I am an educated professional. I worked hard to get my license, and I seek out quality continuing education every year. In fact, I teach other professionals how to do what I do, and I am in the process of writing a book about it. I know what I’m doing.
None of that matters.
A few weeks ago, I went to the home of a dying woman. I loved her. This woman never let me leave her presence without embracing me and telling me I was a “sweet angel.” I spent hours listening to her and laughing at her stories — sometimes the same story multiple times. I gently teased her dog and made sure she got to hold my cat shortly after I adopted her. She loved animals.
She was curled under the blankets on her bed, facing the wall, knees pulled up and her hands curled on the pillow next to her head. I sat down next to her, gently. “Hey Miss Lady,” I said, “how you doin’?”

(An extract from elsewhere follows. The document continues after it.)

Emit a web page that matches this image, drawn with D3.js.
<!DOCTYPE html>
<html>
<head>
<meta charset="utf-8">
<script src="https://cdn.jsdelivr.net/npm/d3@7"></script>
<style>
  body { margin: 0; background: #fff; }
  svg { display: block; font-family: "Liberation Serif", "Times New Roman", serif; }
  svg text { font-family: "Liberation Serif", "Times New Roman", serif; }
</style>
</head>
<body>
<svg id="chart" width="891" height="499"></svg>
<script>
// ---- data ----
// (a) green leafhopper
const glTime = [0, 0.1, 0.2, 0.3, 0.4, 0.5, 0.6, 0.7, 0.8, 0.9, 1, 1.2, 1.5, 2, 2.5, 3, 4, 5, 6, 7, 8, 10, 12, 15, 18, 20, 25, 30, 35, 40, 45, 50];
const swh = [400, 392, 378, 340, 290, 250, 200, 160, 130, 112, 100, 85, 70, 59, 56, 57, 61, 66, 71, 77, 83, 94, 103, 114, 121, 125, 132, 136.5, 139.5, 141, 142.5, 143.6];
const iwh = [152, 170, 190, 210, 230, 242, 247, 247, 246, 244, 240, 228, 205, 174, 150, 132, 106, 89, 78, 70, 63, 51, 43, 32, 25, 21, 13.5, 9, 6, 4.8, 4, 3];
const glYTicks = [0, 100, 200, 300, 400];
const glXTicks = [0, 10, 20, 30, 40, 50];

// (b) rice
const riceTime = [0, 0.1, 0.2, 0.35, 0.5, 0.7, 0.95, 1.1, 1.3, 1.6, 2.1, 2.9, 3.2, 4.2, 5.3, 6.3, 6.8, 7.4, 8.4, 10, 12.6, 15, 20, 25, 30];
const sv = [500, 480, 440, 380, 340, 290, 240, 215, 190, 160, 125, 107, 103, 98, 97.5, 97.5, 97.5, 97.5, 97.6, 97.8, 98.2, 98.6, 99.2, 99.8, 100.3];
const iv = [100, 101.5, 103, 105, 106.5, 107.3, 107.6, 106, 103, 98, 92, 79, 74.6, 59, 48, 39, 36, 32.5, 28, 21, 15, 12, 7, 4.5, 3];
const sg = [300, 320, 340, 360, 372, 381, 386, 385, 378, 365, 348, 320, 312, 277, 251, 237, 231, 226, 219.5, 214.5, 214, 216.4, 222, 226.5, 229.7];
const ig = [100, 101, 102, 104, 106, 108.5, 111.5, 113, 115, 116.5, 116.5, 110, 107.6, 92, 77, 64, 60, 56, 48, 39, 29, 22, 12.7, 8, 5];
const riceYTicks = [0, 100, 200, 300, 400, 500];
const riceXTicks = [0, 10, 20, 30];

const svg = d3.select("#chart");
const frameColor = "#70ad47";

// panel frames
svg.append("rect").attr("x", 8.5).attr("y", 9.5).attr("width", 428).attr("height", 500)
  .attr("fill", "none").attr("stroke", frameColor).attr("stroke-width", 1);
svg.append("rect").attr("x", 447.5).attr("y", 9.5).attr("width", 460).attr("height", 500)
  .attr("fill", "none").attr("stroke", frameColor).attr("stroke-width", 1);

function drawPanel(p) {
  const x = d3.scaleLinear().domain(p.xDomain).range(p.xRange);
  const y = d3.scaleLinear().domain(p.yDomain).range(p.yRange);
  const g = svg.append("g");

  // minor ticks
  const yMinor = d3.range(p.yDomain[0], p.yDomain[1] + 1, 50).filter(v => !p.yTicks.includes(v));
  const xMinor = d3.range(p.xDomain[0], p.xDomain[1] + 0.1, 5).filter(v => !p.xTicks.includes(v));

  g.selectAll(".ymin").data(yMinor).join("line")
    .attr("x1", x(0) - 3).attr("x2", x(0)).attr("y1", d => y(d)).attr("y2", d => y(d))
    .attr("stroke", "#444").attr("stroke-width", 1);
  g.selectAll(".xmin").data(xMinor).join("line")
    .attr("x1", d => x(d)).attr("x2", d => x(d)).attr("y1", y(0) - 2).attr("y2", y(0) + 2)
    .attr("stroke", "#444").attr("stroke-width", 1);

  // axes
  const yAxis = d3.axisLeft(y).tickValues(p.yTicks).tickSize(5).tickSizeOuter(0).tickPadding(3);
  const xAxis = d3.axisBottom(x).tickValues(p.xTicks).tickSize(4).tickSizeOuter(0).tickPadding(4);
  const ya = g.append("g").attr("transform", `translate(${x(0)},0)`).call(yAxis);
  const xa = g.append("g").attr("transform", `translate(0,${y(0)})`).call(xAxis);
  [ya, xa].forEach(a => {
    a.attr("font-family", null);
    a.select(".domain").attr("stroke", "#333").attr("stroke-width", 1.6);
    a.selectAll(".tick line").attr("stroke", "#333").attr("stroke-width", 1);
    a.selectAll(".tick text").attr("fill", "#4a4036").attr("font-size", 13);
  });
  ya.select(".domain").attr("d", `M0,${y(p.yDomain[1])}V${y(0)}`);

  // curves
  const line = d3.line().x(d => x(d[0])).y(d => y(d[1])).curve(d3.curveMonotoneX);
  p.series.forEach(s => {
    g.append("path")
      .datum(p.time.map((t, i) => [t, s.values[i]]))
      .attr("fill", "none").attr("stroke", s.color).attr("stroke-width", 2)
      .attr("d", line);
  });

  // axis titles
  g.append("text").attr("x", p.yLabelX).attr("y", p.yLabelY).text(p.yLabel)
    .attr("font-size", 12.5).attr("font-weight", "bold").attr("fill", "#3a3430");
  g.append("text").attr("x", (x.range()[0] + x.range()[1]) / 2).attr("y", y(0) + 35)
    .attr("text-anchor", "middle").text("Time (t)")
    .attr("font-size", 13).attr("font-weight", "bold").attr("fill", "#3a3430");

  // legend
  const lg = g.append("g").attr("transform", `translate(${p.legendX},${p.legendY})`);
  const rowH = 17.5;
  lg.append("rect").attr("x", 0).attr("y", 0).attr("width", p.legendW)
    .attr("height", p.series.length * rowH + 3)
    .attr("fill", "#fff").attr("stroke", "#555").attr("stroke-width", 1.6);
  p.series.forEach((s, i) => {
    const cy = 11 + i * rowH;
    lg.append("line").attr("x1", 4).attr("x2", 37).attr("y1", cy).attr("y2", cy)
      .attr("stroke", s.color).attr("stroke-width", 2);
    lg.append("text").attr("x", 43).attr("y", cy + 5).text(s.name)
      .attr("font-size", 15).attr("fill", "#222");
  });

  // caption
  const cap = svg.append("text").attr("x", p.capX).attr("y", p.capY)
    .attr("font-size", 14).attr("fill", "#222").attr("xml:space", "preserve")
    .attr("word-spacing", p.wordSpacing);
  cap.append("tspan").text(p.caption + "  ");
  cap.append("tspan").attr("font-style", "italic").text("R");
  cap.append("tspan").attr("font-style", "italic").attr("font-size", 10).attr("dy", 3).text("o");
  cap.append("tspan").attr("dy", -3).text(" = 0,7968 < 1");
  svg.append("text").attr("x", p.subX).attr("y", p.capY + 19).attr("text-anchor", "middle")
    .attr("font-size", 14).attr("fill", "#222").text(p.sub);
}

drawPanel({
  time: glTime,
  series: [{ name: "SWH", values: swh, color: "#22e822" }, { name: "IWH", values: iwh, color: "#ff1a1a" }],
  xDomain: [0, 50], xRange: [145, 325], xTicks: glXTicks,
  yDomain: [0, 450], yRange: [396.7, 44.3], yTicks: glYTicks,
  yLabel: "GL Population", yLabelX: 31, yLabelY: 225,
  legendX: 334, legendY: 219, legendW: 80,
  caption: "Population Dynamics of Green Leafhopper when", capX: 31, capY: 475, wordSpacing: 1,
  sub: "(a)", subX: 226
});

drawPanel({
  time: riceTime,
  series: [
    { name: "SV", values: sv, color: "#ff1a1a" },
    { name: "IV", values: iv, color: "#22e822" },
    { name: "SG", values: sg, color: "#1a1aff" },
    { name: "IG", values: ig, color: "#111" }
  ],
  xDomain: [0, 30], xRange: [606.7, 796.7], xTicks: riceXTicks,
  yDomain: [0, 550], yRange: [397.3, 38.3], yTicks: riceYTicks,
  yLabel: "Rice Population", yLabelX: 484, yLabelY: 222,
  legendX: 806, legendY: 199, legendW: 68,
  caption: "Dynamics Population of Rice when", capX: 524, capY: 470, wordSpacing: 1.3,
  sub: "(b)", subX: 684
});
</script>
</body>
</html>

She reached one arm up and pulled me down to hug her. I could barely hear what she whispered, and I could tell from her face that she was in pain. “Do you hurt?” I asked. She nodded. “Is it your head?” She nodded again.
I scooted up close to her and laid my hand on her forehead. I stroked her head and gently massaged her scalp. I combed my hair through her fingers. I managed my own breath as I tried not to break down with the knowledge that someone I loved was hurting.

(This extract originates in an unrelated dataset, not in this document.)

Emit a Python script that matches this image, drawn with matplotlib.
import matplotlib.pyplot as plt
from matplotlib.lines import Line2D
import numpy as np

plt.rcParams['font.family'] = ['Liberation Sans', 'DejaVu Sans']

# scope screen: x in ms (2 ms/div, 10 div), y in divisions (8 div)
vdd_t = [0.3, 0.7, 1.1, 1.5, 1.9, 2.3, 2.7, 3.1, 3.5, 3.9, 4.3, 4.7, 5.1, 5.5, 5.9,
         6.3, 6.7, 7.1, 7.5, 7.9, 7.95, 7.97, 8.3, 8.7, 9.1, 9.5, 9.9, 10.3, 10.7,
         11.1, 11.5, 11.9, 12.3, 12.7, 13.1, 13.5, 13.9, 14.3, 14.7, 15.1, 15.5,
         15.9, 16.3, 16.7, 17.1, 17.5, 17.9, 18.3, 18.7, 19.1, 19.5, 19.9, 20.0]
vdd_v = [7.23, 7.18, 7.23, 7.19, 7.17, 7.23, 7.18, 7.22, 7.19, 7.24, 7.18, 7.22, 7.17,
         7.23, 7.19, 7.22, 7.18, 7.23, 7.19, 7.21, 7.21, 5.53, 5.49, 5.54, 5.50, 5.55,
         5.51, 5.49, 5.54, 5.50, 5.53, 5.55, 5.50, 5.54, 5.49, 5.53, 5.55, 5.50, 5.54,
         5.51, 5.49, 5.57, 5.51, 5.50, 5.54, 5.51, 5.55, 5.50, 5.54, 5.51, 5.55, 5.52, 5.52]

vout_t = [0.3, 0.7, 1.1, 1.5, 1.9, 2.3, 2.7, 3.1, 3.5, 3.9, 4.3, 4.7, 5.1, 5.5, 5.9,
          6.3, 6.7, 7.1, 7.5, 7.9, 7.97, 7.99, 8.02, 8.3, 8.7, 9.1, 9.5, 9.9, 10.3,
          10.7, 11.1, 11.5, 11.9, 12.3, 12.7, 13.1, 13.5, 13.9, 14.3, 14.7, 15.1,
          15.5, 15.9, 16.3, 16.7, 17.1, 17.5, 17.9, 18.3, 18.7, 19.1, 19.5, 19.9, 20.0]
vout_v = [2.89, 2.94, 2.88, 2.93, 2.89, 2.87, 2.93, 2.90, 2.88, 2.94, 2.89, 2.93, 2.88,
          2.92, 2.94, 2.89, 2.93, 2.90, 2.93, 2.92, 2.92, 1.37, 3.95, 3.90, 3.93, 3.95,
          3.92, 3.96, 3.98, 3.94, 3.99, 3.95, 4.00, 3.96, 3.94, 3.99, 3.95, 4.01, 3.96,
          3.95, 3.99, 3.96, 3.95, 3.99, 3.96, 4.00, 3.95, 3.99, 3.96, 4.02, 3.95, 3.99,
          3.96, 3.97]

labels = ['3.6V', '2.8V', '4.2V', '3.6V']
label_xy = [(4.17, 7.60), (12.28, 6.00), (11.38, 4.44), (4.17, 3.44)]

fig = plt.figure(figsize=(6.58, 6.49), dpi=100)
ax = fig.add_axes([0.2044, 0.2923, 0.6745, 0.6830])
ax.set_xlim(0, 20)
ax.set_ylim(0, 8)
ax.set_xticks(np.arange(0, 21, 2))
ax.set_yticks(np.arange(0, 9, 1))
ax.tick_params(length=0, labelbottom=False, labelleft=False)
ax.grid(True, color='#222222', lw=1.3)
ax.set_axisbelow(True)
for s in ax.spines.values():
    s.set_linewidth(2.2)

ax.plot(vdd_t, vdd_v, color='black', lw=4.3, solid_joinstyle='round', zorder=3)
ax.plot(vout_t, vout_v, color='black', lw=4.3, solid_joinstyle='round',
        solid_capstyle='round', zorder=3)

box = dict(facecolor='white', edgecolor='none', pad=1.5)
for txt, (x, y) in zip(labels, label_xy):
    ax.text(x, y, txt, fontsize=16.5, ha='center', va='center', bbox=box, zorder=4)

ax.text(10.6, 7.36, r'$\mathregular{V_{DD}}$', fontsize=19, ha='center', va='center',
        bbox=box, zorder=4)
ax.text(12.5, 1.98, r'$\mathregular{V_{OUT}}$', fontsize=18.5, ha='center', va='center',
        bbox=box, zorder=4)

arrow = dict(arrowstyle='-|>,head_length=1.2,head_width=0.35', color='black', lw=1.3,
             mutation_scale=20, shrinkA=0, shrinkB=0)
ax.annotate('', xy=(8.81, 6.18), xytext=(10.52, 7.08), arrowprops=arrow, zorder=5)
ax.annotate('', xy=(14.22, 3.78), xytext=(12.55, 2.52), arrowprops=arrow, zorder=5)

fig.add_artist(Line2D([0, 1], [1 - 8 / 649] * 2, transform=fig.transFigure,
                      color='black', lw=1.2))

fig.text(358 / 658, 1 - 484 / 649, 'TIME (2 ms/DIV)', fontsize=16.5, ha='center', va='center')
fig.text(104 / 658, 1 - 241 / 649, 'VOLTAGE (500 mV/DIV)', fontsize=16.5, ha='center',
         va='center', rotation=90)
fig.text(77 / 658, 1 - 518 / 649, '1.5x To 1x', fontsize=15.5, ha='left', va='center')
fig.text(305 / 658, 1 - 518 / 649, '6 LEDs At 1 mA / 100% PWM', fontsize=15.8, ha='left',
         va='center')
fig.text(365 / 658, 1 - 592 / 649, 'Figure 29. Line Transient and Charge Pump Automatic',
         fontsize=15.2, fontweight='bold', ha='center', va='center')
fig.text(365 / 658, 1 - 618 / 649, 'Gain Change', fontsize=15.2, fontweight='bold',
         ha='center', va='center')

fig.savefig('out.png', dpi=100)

This woman, this precious human, was not a professional problem for me to solve. She was a beloved being, suffering at the end of her life. She didn’t need my professional skill. She needed my humanity.
This woman, distilled down to essentials as she moved towards her death, didn’t care about my modalities. She didn’t care about my training. But I have no doubt she could feel my heart with astonishing accuracy. She would know the moment that I touched her if I had checked my feelings at the door. The act of combing her hair through my fingers, that surprisingly intimate touch, would be impossible if I filled my head with a treatment plan or outcome management.

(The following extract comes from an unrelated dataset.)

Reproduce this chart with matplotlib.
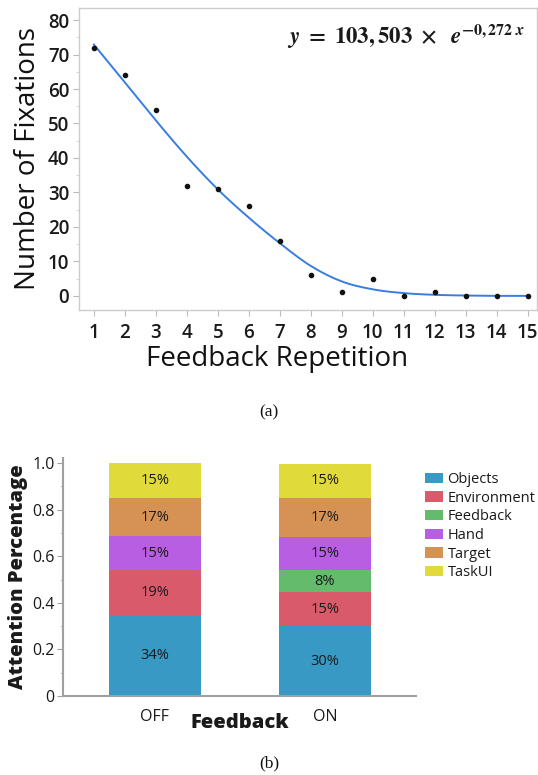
import numpy as np
import matplotlib
matplotlib.use("Agg")
import matplotlib.pyplot as plt
from matplotlib.patches import Patch

# ---------------- data ----------------
repetition = list(range(1, 16))
fixations = [72, 64, 54, 32, 31, 26, 16, 6, 1, 5, 0, 1, 0, 0, 0]
fit_curve = [72.9, 61.9, 50.9, 40.4, 30.9, 22.7, 15.3, 8.7, 4.2, 1.9, 0.8, 0.3, 0.1, 0.0, 0.0]

conditions = ["OFF", "ON"]
categories = ["Objects", "Environment", "Feedback", "Hand", "Target", "TaskUI"]
shares_off = [0.345, 0.195, 0.0, 0.145, 0.163, 0.152]
shares_on = [0.300, 0.145, 0.096, 0.141, 0.168, 0.147]
labels_off = ["34%", "19%", "", "15%", "17%", "15%"]
labels_on = ["30%", "15%", "8%", "15%", "17%", "15%"]
colors = ["#3799c4", "#d95b6b", "#63bb6b", "#b75ee3", "#d69154", "#e1da3b"]

SANS = ["Open Sans", "DejaVu Sans"]
SERIF = ["Liberation Serif", "DejaVu Serif"]
TXT = "#1a1a1a"

plt.rcParams["font.family"] = SANS
plt.rcParams["mathtext.fontset"] = "stix"

fig = plt.figure(figsize=(5.38, 7.75), dpi=100)

# ---------------- top panel ----------------
ax1 = fig.add_axes([0.1468, 0.600, 0.851, 0.3897])
ax1.scatter(repetition, fixations, s=9, color="#111111", zorder=3)


def catmull_rom(xs, ys, n=20):
    xs = np.asarray(xs, float)
    ys = np.asarray(ys, float)
    px = np.concatenate([[2 * xs[0] - xs[1]], xs, [2 * xs[-1] - xs[-2]]])
    py = np.concatenate([[2 * ys[0] - ys[1]], ys, [2 * ys[-1] - ys[-2]]])
    ox, oy = [], []
    for i in range(1, len(px) - 2):
        t = np.linspace(0, 1, n, endpoint=False)
        for arr, out in ((px, ox), (py, oy)):
            p0, p1, p2, p3 = arr[i - 1], arr[i], arr[i + 1], arr[i + 2]
            out.extend(0.5 * ((2 * p1) + (-p0 + p2) * t +
                              (2 * p0 - 5 * p1 + 4 * p2 - p3) * t ** 2 +
                              (-p0 + 3 * p1 - 3 * p2 + p3) * t ** 3))
    ox.append(xs[-1])
    oy.append(ys[-1])
    return np.array(ox), np.array(oy)


cx, cy = catmull_rom(repetition, fit_curve)
ax1.plot(cx, cy, color="#3a7de0", lw=1.4, zorder=2)

ax1.set_xlim(0.52, 15.3)
ax1.set_ylim(-4.1, 83.5)
ax1.set_xticks(repetition)
ax1.set_yticks(range(0, 81, 10))
ax1.set_yticks(range(5, 81, 10), minor=True)
for sp in ax1.spines.values():
    sp.set_color("#cccccc")
    sp.set_linewidth(1.0)
ax1.tick_params(axis="both", which="major", colors="#bbbbbb", length=4,
                width=0.8, labelcolor=TXT, labelsize=13.5)
ax1.tick_params(axis="y", which="minor", colors="#cccccc", length=2.5, width=0.6)
ax1.tick_params(axis="x", pad=5)
ax1.tick_params(axis="y", pad=3)
for lab in ax1.get_xticklabels() + ax1.get_yticklabels():
    lab.set_fontweight("semibold")
ax1.set_xlabel("Feedback Repetition", fontsize=20, fontweight="medium", color="#111111",
               labelpad=2)
ax1.xaxis.set_label_coords((277 - 79) / (537 - 79), -0.115)
ax1.set_ylabel("Number of Fixations", fontsize=20, fontweight="medium", color="#111111",
               labelpad=4)

fig.text(287 / 538, 1 - 37 / 775,
         r"$\mathbfit{y}\ \mathbf{=\ 103,503\ \times\ }\ \mathbfit{e}^{\mathbf{-0,272}\ \mathbfit{x}}$",
         fontsize=16.5, color=TXT, ha="left", va="center")

fig.text(0.5, 1 - 412 / 775, "(a)", family=SERIF, fontsize=12.5, ha="center",
         va="center", color="#111111")

# ---------------- bottom panel ----------------
ax2 = fig.add_axes([0.117, 0.1019, 0.656, 0.307])
xpos = np.arange(len(conditions))
bw = 0.54
for shares, labels, xi in ((shares_off, labels_off, 0), (shares_on, labels_on, 1)):
    bottom = 0.0
    for val, lab, col in zip(shares, labels, colors):
        if val > 0:
            ax2.bar(xpos[xi], val, bw, bottom=bottom, color=col, edgecolor="none")
            if lab:
                ax2.text(xpos[xi], bottom + val / 2, lab, ha="center", va="center",
                         fontsize=10.5, color=TXT)
        bottom += val

ax2.set_xlim(-0.54, 1.535)
ax2.set_ylim(0, 1.021)
ax2.set_xticks(xpos)
ax2.set_xticklabels(conditions)
ax2.set_yticks([0, 0.2, 0.4, 0.6, 0.8, 1.0])
ax2.set_yticklabels(["0", "0.2", "0.4", "0.6", "0.8", "1.0"])
ax2.set_yticks([0.1, 0.3, 0.5, 0.7, 0.9], minor=True)
for s in ("top", "right"):
    ax2.spines[s].set_visible(False)
for s in ("left", "bottom"):
    ax2.spines[s].set_color("#a0a0a0")
    ax2.spines[s].set_linewidth(1.5)
ax2.tick_params(axis="y", which="major", colors="#a0a0a0", length=4, width=0.8,
                labelcolor=TXT, labelsize=11.5, pad=2)
ax2.tick_params(axis="y", which="minor", colors="#bbbbbb", length=2, width=0.6)
ax2.tick_params(axis="x", length=0, labelcolor=TXT, labelsize=11.5, pad=9)
ax2.set_xlabel("Feedback", fontsize=14.5, fontweight="heavy", color=TXT, labelpad=-8)
ax2.set_ylabel("Attention Percentage", fontsize=14.5, fontweight="heavy", color=TXT,
               labelpad=3)

handles = [Patch(facecolor=c, edgecolor="none", label=n) for c, n in zip(colors, categories)]
fig.legend(handles=handles, loc="upper left",
           bbox_to_anchor=(425 / 538, 1 - 472 / 775), bbox_transform=fig.transFigure,
           frameon=False, fontsize=10.5, handlelength=1.25, handleheight=0.7,
           handletextpad=0.3, labelspacing=0.25, borderpad=0, borderaxespad=0,
           labelcolor=TXT)

fig.text(0.5, 1 - 763 / 775, "(b)", family=SERIF, fontsize=12.5, ha="center",
         va="center", color="#111111")

fig.savefig("out.png", dpi=100)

I spent a lot of time in school training to be a massage therapist. I am now learning to bring the same attention towards training to be a fully present human. This education is the most difficult I have undertaken, and the most rewarding.
Let me be clear: my education was valuable and necessary. The continuing education is also valuable and necessary. The education is not the problem, the classes are. There are seminars after workshops after intensives to teach different tricks and routines we can do. There is precious little time spent giving us room to explore what it means to be a human in the presence of another (vulnerable, hurting) human.
I left her room that day in tears, grieving for the end of her life. I’m crying a little now as I write this. There are a hundred metaphors and no words for that moment. I will settle for “precious” — defined as “of great value; not to be wasted or treated carelessly.”
We could use more precious in our lives, both personal and professional. What would happen if I could approach every client, every human, the way I approached her? What if I didn’t have to know someone well to know that my interaction with them can be of great value? It is not to be wasted or treated carelessly.